Be bold, or forget it

It is the willingness to act that has eluded us up till now. And, I am afraid, if the likes of the current Auditor-General fail to marshal enough will and determination, they will be stopped in their tracks. Convicted thieves and their equally dishonest attorneys will keep frustrating them and refuse to pay the surcharge – even after they have been ordered by courts to pay. You don’t need to go far to remember a typical example.

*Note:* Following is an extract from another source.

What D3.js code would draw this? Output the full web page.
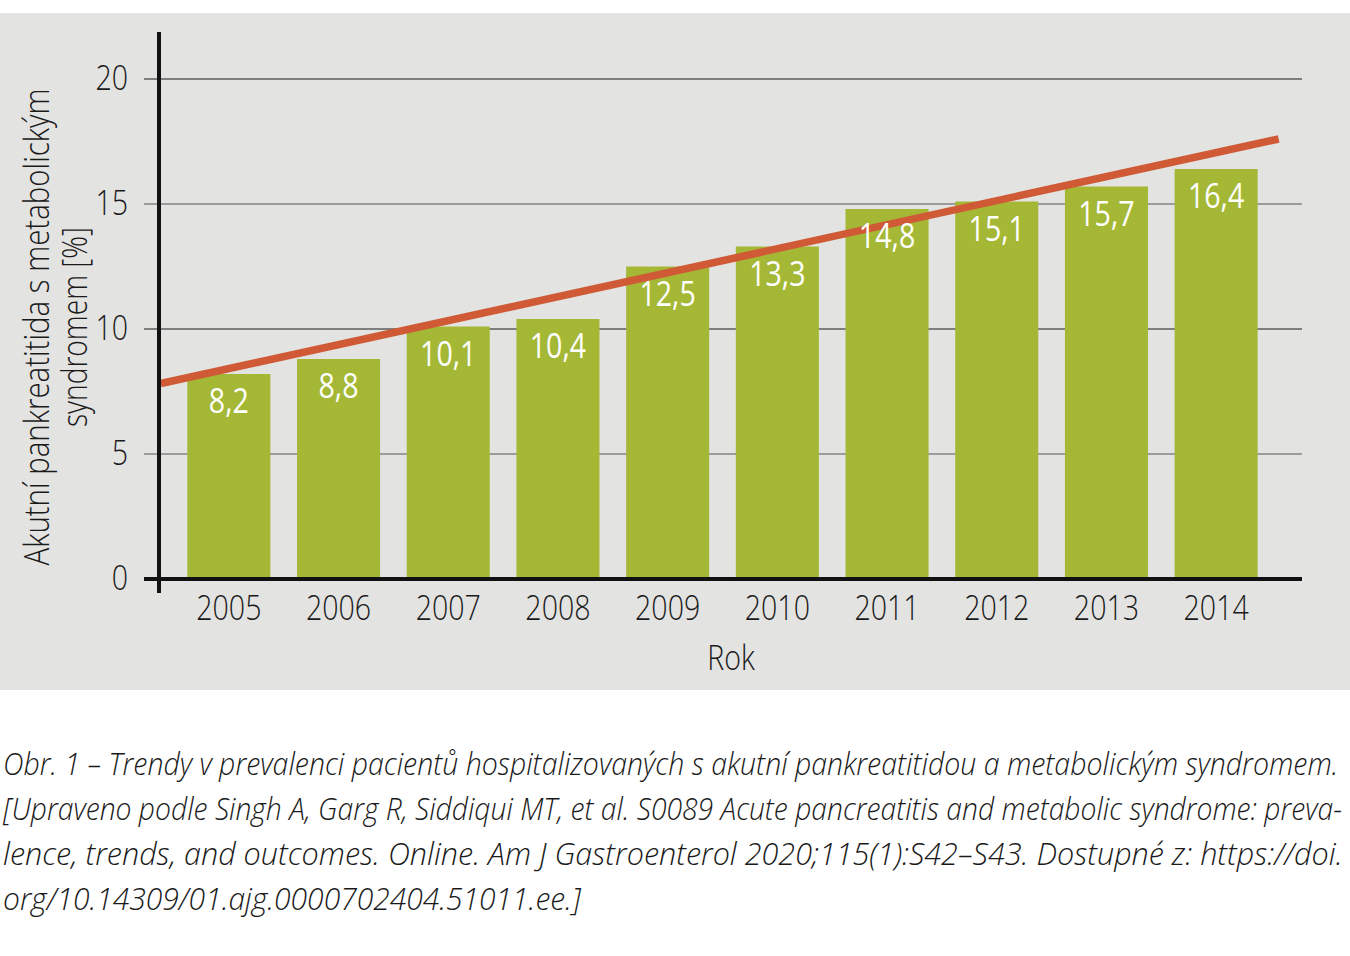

Finally, the need to prevent the looting of state coffers and property cannot be gainsaid. There are laws on contract awards, procurement, fees collection, disbursement and periodic rendering of accounts that have been crafted to preempt – or at least reduce to the barest minimum – the incidence of corruption in public office. Surely, there are laws meant to prevent the carrying away of doormats and window blinds from the bungalows of departing Speakers and Ministers of State. Every conceivable offence in this country has a law that is supposed to prevent it from being committed. Article 187 Clause 7 (b) of the 1992 Constitution enjoins the Auditor-General to “disallow the use of state funds in a manner contrary to law.” It is when you have failed to prevent it that you are enjoined to retrieve the booty.

Act to prevent

Prevention is better than cure; that is why King Solomon would admonish that there is no use allowing the snake to bite before you desperately apply the snake charm or serum.

Where this nation has reached; where this continent has reached; we need leaders in all fields of human endeavour who will stand up to be counted. It takes honest, determined, action to get the right things done. There are too many good laws already. Our Attorney-Generals, Auditor-Generals, courts, and other bodies should just faithfully apply them. Even where the law is nebulous or weak, faithfully do the right thing and leave posterity to judge.